4. Kekurangan volume
Pada Laporan Hasil Pemeriksaan BPK tahun 2023 (yang baru bisa diakses pada pertengahan tahun 2024), terdapat 2 pekerjaan drainase di Kota Malang yang kekurangan volume. Kekurangan volume proyek adalah selisih antara volume pekerjaan yang direncanakan dengan volume pekerjaan yang dilaksanakan. Pekerjaan yang kekurangan volume dapat dikategorikan sebagai potensi tindak pidana korupsi. Metode audit yang dipakai BPK, pemeriksaan fisik difokuskan pada bidang konstruksi yang nampak, serta analisis dokumen as built drawing terhadap bidang konstruksi yang tak nampak dibandingkan dengan dokumen back up volume guna menguji kesesuaian dimensi dan spesifikasi teknis pekerjaan. Pertama, yakni pembangunan Saluran Drainase/Gorong-gorong Jl. Danau Bratan Timur – Jl. KiAgeng Gribig, Kel. Madyopuro, Kec. Kedungkandang, Kota Malang,Pembangunan Saluran Jl. Danau Toba – Ki Ageng Gribig, Kel. Madyopuro, Kec.Kedungkandang, Kota Malang. Pekerjaan ini dimenangkan oleh CV CBS senilai Rp. 8, 8 Miliar. Setelah melakukan pemeriksaan, BPK menemukan kekurangan volume senilai Rp. 134,9 Juta. Kedua, pengadaan Belanja Konstruksi Pembangunan Saluran Drainase/Gorong-gorong Simpang Raya Langsep – Kelapa Sawit, Kel. Pisang Candi, Kec. Sukun, Kota Malang. Pekerjaan ini dimenangkan oleh CV. NMC dengan nilai kontrak Rp 1,7 Miliar. BPK menemukan jumlah kekurangan volume senilai Rp. 31,7 Juta.
5. Pelaksanaan di Akhir Tahun (Kuartal ke-4)

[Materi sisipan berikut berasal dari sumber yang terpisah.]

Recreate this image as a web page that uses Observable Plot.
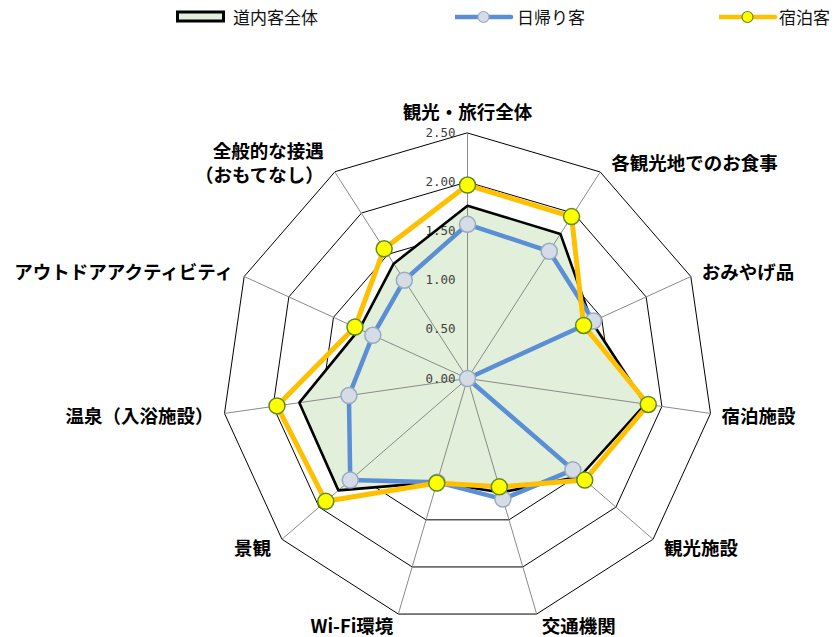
<!DOCTYPE html>
<html>
<head>
<meta charset="utf-8">
<script src="https://cdn.jsdelivr.net/npm/d3@7"></script>
<script src="https://cdn.jsdelivr.net/npm/@observablehq/plot@0.6"></script>
<style>
  html, body { margin: 0; padding: 0; background: #fff; }
  #wrap { width: 835px; height: 637px; position: relative; overflow: hidden; }
  #legend { position: relative; width: 835px; height: 34px; font-family: "Noto Sans CJK JP", sans-serif; font-size: 17px; color: #111; }
  #legend .tx { position: absolute; top: 6px; line-height: 22px; white-space: nowrap; }
  #chart svg { display: block; }
</style>
</head>
<body>
<div id="wrap">
  <div id="legend"></div>
  <div id="chart"></div>
</div>
<script>
// ---- data ----
const categories = ["観光・旅行全体","各観光地でのお食事","おみやげ品","宿泊施設","観光施設","交通機関","Wi-Fi環境","景観","温泉（入浴施設）","アウトドアアクティビティ","全般的な接遇\n（おもてなし）"];
const seriesNames = ["道内客全体","日帰り客","宿泊客"];
const totalValues     = [1.76, 1.75, 1.39, 1.83, 1.52, 1.21, 1.10, 1.74, 1.73, 1.21, 1.39];
const dayTripValues   = [1.57, 1.54, 1.41, 0.00, 1.42, 1.28, 1.10, 1.58, 1.22, 1.06, 1.19];
const overnightValues = [1.97, 1.96, 1.30, 1.86, 1.58, 1.15, 1.11, 1.91, 1.96, 1.26, 1.57];
const tickValues = [0, 0.5, 1.0, 1.5, 2.0, 2.5];
const tickLabels = ["0.00","0.50","1.00","1.50","2.00","2.50"];

// ---- layout ----
const W = 835, H = 603;
const cx = 467, cy = 344;      // pixel centre inside the svg
const unit = 98.2;             // pixels per 1.0
const rMax = 2.5;
const n = categories.length;
const ang = i => i * 2 * Math.PI / n;
const px = (v, i) => v * Math.sin(ang(i));
const py = (v, i) => v * Math.cos(ang(i));

const poly = vals => vals.map((v, i) => ({i, x: px(v, i), y: py(v, i)}));
const totalPts = poly(totalValues);
const dayPts = poly(dayTripValues);
const ovnPts = poly(overnightValues);

const rings = tickValues.filter(v => v > 0).flatMap(v => categories.map((c, i) => ({level: v, x: px(v, i), y: py(v, i)})));
const spokes = categories.map((c, i) => ({x2: px(rMax, i), y2: py(rMax, i)}));
const ticks = tickValues.map((v, k) => ({y: v, label: tickLabels[k]}));

const labels = categories.map((c, i) => {
  const s = Math.sin(ang(i)), co = Math.cos(ang(i));
  let dxp = 0, anchor = "middle";
  if (Math.abs(s) > 0.01) {
    dxp = Math.sign(s) * (Math.abs(s) < 0.5 ? 5 : 11);
    anchor = s > 0 ? "start" : "end";
  }
  let dyp = -12 * co - (Math.abs(s) < 0.01 ? 10 : 0);
  return {text: c, anchor, x: px(rMax, i) + dxp / unit, y: py(rMax, i) - dyp / unit};
});

const blue = "#5A8FD5", yellow = "#FFC000", green = "#E2EFDA";
const font = "'Noto Sans CJK JP', sans-serif";

const plot = Plot.plot({
  width: W, height: H,
  margin: 0,
  x: {type: "linear", domain: [-cx / unit, (W - cx) / unit], axis: null},
  y: {type: "linear", domain: [-(H - cy) / unit, cy / unit], axis: null},
  style: {background: "#fff", overflow: "visible"},
  marks: [
    Plot.line(rings, {x: "x", y: "y", z: "level", curve: "linear-closed", stroke: "#000", strokeWidth: 1}),
    Plot.line(totalPts, {x: "x", y: "y", curve: "linear-closed", fill: green, stroke: "none"}),
    Plot.link(spokes, {x1: 0, y1: 0, x2: "x2", y2: "y2", stroke: "#8a8a8a", strokeWidth: 1}),
    Plot.text(ticks, {x: 0, y: "y", text: "label", dx: -12, textAnchor: "end", fontFamily: "'DejaVu Sans Mono', monospace", fontSize: 12.5, fill: "#404040"}),
    Plot.line(totalPts, {x: "x", y: "y", curve: "linear-closed", stroke: "#000", strokeWidth: 2.6, strokeLinejoin: "miter"}),
    Plot.line(dayPts, {x: "x", y: "y", curve: "linear-closed", stroke: blue, strokeWidth: 4.5}),
    Plot.dot(dayPts, {x: "x", y: "y", r: 8, fill: "#D6DCE5", stroke: "#9AAAC4", strokeWidth: 1.5}),
    Plot.line(ovnPts, {x: "x", y: "y", curve: "linear-closed", stroke: yellow, strokeWidth: 5}),
    Plot.dot(ovnPts, {x: "x", y: "y", r: 8, fill: "#FFFF00", stroke: "#5E8C1E", strokeWidth: 1.5}),
    ...["start", "middle", "end"].map(a =>
      Plot.text(labels.filter(d => d.anchor === a), {x: "x", y: "y", text: "text", textAnchor: a, fontFamily: font, fontWeight: "bold", fontSize: 18.5, lineHeight: 1.3, fill: "#000"}))
  ]
});
document.getElementById("chart").appendChild(plot);

// ---- legend ----
const lg = document.getElementById("legend");
const legendItems = [
  {name: seriesNames[0], x: 176, tx: 233, type: "area"},
  {name: seriesNames[1], x: 455, tx: 517, type: "blue"},
  {name: seriesNames[2], x: 719, tx: 779, type: "yellow"}
];
legendItems.forEach(it => {
  const s = d3.create("svg").attr("width", 60).attr("height", 34)
    .style("position", "absolute").style("left", it.x + "px").style("top", "0px");
  if (it.type === "area") {
    s.append("rect").attr("x", 1.5).attr("y", 12).attr("width", 46).attr("height", 9)
      .attr("fill", green).attr("stroke", "#000").attr("stroke-width", 3);
  } else {
    const col = it.type === "blue" ? blue : yellow;
    s.append("line").attr("x1", 0).attr("x2", 56).attr("y1", 17).attr("y2", 17)
      .attr("stroke", col).attr("stroke-width", 4.5).attr("stroke-linecap", "round");
    s.append("circle").attr("cx", 28.5).attr("cy", 17).attr("r", 5.5)
      .attr("fill", it.type === "blue" ? "#D6DCE5" : "#FFFF00")
      .attr("stroke", it.type === "blue" ? "#9AAAC4" : "#5E8C1E").attr("stroke-width", 1.2);
  }
  lg.appendChild(s.node());
  const t = document.createElement("div");
  t.className = "tx"; t.style.left = it.tx + "px"; t.textContent = it.name;
  lg.appendChild(t);
});
</script>
</body>
</html>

Pengadaan di kuartal keempat dapat mengindikasikan pengadaan dalam rangka menghabiskan anggaran dengan proses yang terburu-buru (padahal tender memerlukan tahapan-tahapan yang tidak sederhana), sehingga hasilnya tidak maksimal. Contohnya, tender yang dimenangkan oleh perusahaan RM pada 2022 yang nilai kontraknya Rp. 1,9 Miliar. Pengumuman tender baru dilakukan pada tanggal 2 bulan November lalu penetapan pemenangnya pada tanggal 18 Novembernya.
6. Pembangunan yang Molor
Sebagai contoh, pengadaan konstruksi berjudul “Belanja Konstruksi Pembangunan Saluran Drainase/Gorong-Gorong Perkotaan Jalan Dieng” pada 2022 dimana penetapan pemenang sudah dilakukan pada Juli tahun 2022, yang menghabiskan anggaran Rp. 5,2 Miliar. Namun, hingga bulan desember nya, proses pengerjaan tak kunjung selesai. Dampak pembangunan yang molor tersebut mengganggu aktivitas masyarakat : kemacetan terus terjadi, hingga mengganggu pejalan kaki karena pedestrian telah dirusak. Perusahaan yang sama antara tahun 2021 hingga 2023 juga menjadi langganan pemenang tender di Kota Malang, total sebanyak 5 proyek telah dimenangkan.